The music is phenomenal, but I would be remiss not to extol the virtues of Jain’s liner notes. Said notes begin with Jain’s introduction, not only to his music but to his experiences. He tells of his early life. Born and raised in Rochester, he visited India for the first time at the age of five. He took in the sounds of New Delhi street music, incorporating it into his own experiences of listening to everything from top 40 to Ice-T to jazz to his mother’s Jain devotional music back home. Jain questions the American “cowboys and Indians” narrative just as he questions the conflation of South Asian Indians and American Indians, placing his work today at something of a watershed moment in relations between government and populace. Washington, DC is our wild, wild east, says Jain, a frontier haven for outlaws in charge.

“On the Possibilities of Dislocation” follows. It’s a preface by MIT-based scholar Vivek Bald, who draws on his own experience as the child of Indian immigrants to supplement Jain’s. Bald adds broader context to his and Jain’s narratives, tracing a path of Indian immigration and influence in North America back to the 18th century. It’s an important foundational framework for Wild Wild East‘s eclectic mix of transnational aesthetics.

“Immigrant Warrior” opens the album with bombast, a tribute to struggle and strength driven by powerful percussion and the wailing of an electric guitar. Pawan Benjamin’s saxophone takes the lead near the middle with powerful, brassy runs. The title track follows, featuring Ganavya’s wordless vocalizations. At times, she sounds ethereal, and other times, ferocious, yearning – an airy counterpart to Jain’s sharply relentless drums. Textural complexity is a constant on Wild Wild East (as it is in virtually all of Jain’s work), and Ganavya is a stunning addition to it. Joyful “Osian”, too, shifts between tempos and styles, never letting up.

Rapper Haseeb features on “Red, Brown, Black”, an incisive takedown of lethal white American hegemony: “2019, seen it too often / Ranger with a badge putting black kids in coffins.” Haseeb follows the album’s overarching strategy of contextualizing individual experience within larger cultural paradigms. In this case, it’s the disproportionate and unjustifiable targeting of racial minorities by law enforcement, which Haseeb places alongside pointed critiques of white flight and other instances of racial profiling.

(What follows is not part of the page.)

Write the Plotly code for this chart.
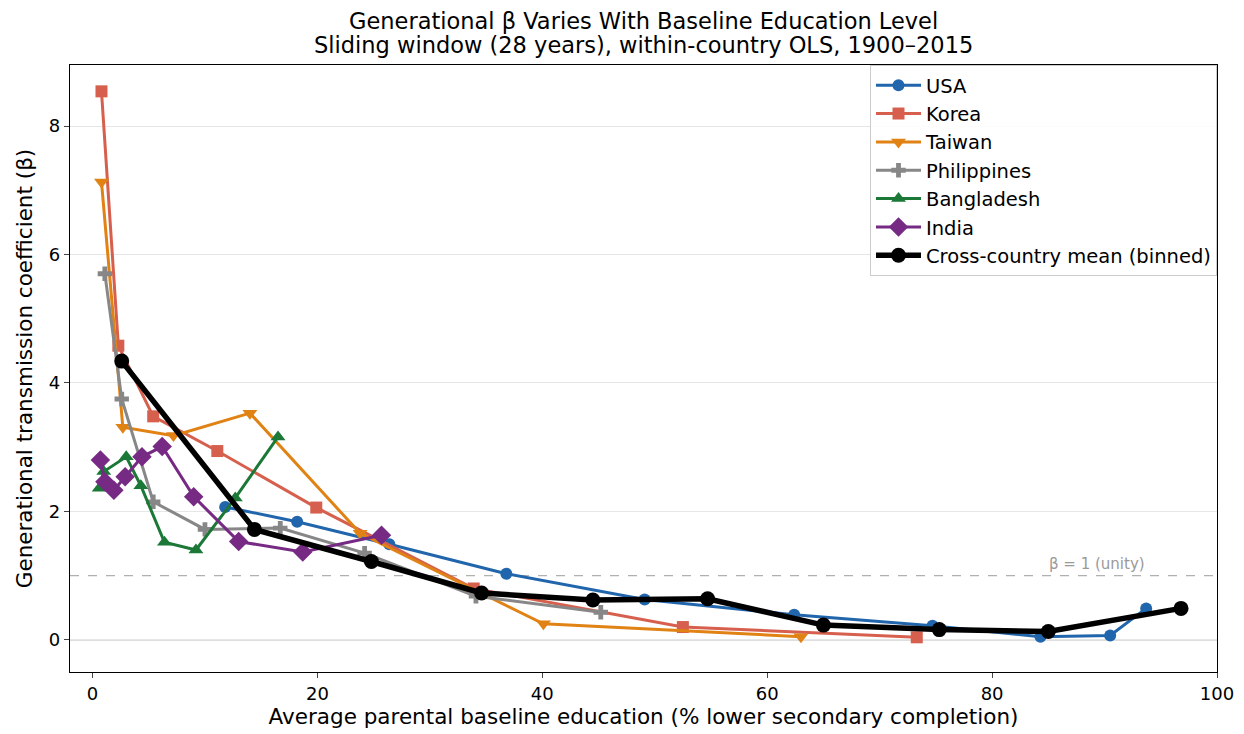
import plotly.graph_objects as go

usa_x = [11.8, 18.2, 26.4, 36.8, 49.1, 62.4, 74.7, 84.3, 90.5, 93.7]
usa_y = [2.07, 1.84, 1.49, 1.03, 0.63, 0.39, 0.22, 0.05, 0.07, 0.49]

korea_x = [0.8, 2.3, 5.4, 11.1, 19.9, 33.9, 52.5, 73.3]
korea_y = [8.54, 4.58, 3.48, 2.94, 2.06, 0.80, 0.20, 0.04]

taiwan_x = [0.8, 2.7, 7.2, 14.0, 23.8, 40.1, 63.0]
taiwan_y = [7.13, 3.31, 3.18, 3.53, 1.66, 0.25, 0.05]

phil_x = [1.1, 2.6, 5.4, 10.0, 16.7, 24.2, 34.1, 45.2]
phil_y = [5.70, 3.75, 2.15, 1.72, 1.74, 1.35, 0.68, 0.43]

bang_x = [0.6, 1.0, 3.0, 4.3, 6.4, 9.2, 12.7, 16.5]
bang_y = [2.36, 2.62, 2.85, 2.40, 1.52, 1.40, 2.21, 3.16]

india_x = [0.7, 1.1, 1.9, 2.9, 4.4, 6.2, 9.0, 13.0, 18.7, 25.7]
india_y = [2.80, 2.46, 2.33, 2.54, 2.85, 3.01, 2.23, 1.53, 1.37, 1.63]

mean_x = [2.6, 14.4, 24.8, 34.6, 44.5, 54.7, 65.0, 75.3, 85.0, 96.8]
mean_y = [4.34, 1.72, 1.22, 0.73, 0.62, 0.64, 0.23, 0.16, 0.13, 0.49]

title_lines = ["Generational β Varies With Baseline Education Level",
               "Sliding window (28 years), within-country OLS, 1900–2015"]

series = [
    ("USA", usa_x, usa_y, "#2166ac", "circle", 12),
    ("Korea", korea_x, korea_y, "#d6604d", "square", 12),
    ("Taiwan", taiwan_x, taiwan_y, "#e08214", "triangle-down", 13),
    ("Philippines", phil_x, phil_y, "#878787", "cross", 12),
    ("Bangladesh", bang_x, bang_y, "#1b7837", "triangle-up", 13),
    ("India", india_x, india_y, "#762a83", "diamond", 15),
]

FONT = "DejaVu Sans"
fig = go.Figure()

# reference lines
fig.add_shape(type="line", xref="paper", x0=0, x1=1, y0=0, y1=0,
              line=dict(color="#bdbdbd", width=1.3), layer="below")
fig.add_shape(type="line", xref="paper", x0=0, x1=1, y0=1, y1=1,
              line=dict(color="#b0b0b0", width=1.2, dash="dash"), layer="below")
fig.add_annotation(x=93.8, y=1.0, text="β = 1 (unity)", showarrow=False,
                   xanchor="right", yanchor="bottom", yshift=1,
                   font=dict(family=FONT, size=15, color="#9a9a9a"))

# title lines
for txt, shift in zip(title_lines, [44, 20]):
    fig.add_annotation(x=0.5, y=1, xref="paper", yref="paper", text=txt,
                       showarrow=False, xanchor="center", yanchor="middle",
                       borderpad=0, yshift=shift,
                       font=dict(family=FONT, size=22.5, color="black"))

for name, xs, ys, col, sym, ms in series:
    fig.add_trace(go.Scatter(x=xs, y=ys, mode="lines+markers", name=name,
                             line=dict(color=col, width=3),
                             marker=dict(symbol=sym, size=ms, color=col)))

fig.add_trace(go.Scatter(x=mean_x, y=mean_y, mode="lines+markers",
                         name="Cross-country mean (binned)",
                         line=dict(color="black", width=5.5),
                         marker=dict(symbol="circle", size=15, color="black")))

fig.update_layout(
    width=1236, height=726,
    margin=dict(l=62, r=27, t=57, b=62, autoexpand=False),
    paper_bgcolor="white", plot_bgcolor="white",
    font=dict(family=FONT, size=18, color="black"),
    legend=dict(x=1.0, y=1.0, xanchor="right", yanchor="top",
                xref="paper", yref="paper",
                bgcolor="rgba(255,255,255,0.85)", bordercolor="#cccccc", borderwidth=1,
                font=dict(family=FONT, size=19.5), tracegroupgap=0, itemwidth=45),
    showlegend=True,
)
fig.update_xaxes(range=[-2, 100], tickvals=[0, 20, 40, 60, 80, 100],
                 showgrid=False, zeroline=False, showline=True, linecolor="black",
                 linewidth=1.2, mirror=True, ticks="outside", ticklen=5,
                 tickfont=dict(size=18), automargin=False,
                 title=dict(text="Average parental baseline education (% lower secondary completion)",
                            font=dict(size=21.5), standoff=6))
fig.update_yaxes(range=[-0.5, 8.95], tickvals=[0, 2, 4, 6, 8],
                 showgrid=True, gridcolor="#e6e6e6", gridwidth=1, zeroline=False,
                 showline=True, linecolor="black", linewidth=1.2, mirror=True,
                 ticks="outside", ticklen=5, tickfont=dict(size=18), automargin=False,
                 title=dict(text="Generational transmission coefficient (β)",
                            font=dict(size=21.5), standoff=10))

fig.write_html("out.html")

Jain covers a 1952 Hindi film music classic, “Aye Mere Dil Kahin Aur Chal”, with passionate opening dhol and guitar licks lending his version a particularly cinematic intensity. In contrast, “Bhaagi” is an intricate jazz treatment of verses by Indian American poet Ali Mir, poignant, solemn – the beginning of a particularly moving segment of the album. Instrumental “Blackwell” blossoms, gently, with the help of Alam Khan (son of Ali Akbar Khan) on lyrical sarod. Another 1950s film tune, this one with Ganavya returning on vocals, ballad “Hai Apna Dil to Aawara” has a country twang to it. Religious piece “Tumse Lagi Lagan” is one of the more instrumentally minimal tracks on the album, dhol drone and starry guitar ostinato backing Pawan Benjamin’s rising and falling bansuri spirals. The dynamic shifts in “Maitri Bhavanu” are compelling ones, Ganavya singing melancholy pleas for compassion.

After this moving set of tracks, “Brooklyn Dhamal” brings us back to the idea of action. The percussion is in full force once more, and guitars, brass, and feedback build into the album’s climactic final moments, a sonic peak that closes the album with a sense of urgency. Rightly so, as Jain’s entire album has been working so hard to tell us. Wild Wild East presents stories that speak to the importance of human rights and criticizes a distinct and dangerous lack of them for so many Americans with immigrant or indigenous backgrounds.

Creatively and ideologically, this is a perfect storm for Jain. Even in his already formidable body of work, Wild Wild East stands out as an album that not only deserves to be heard, but needs to be listened to. An understanding of the stories he tells here with such musical brilliance is liable to change hearts and minds for the better. Sunny Jain is the cowboy we need today, blazing new trails ahead into a sonically marked sense of community.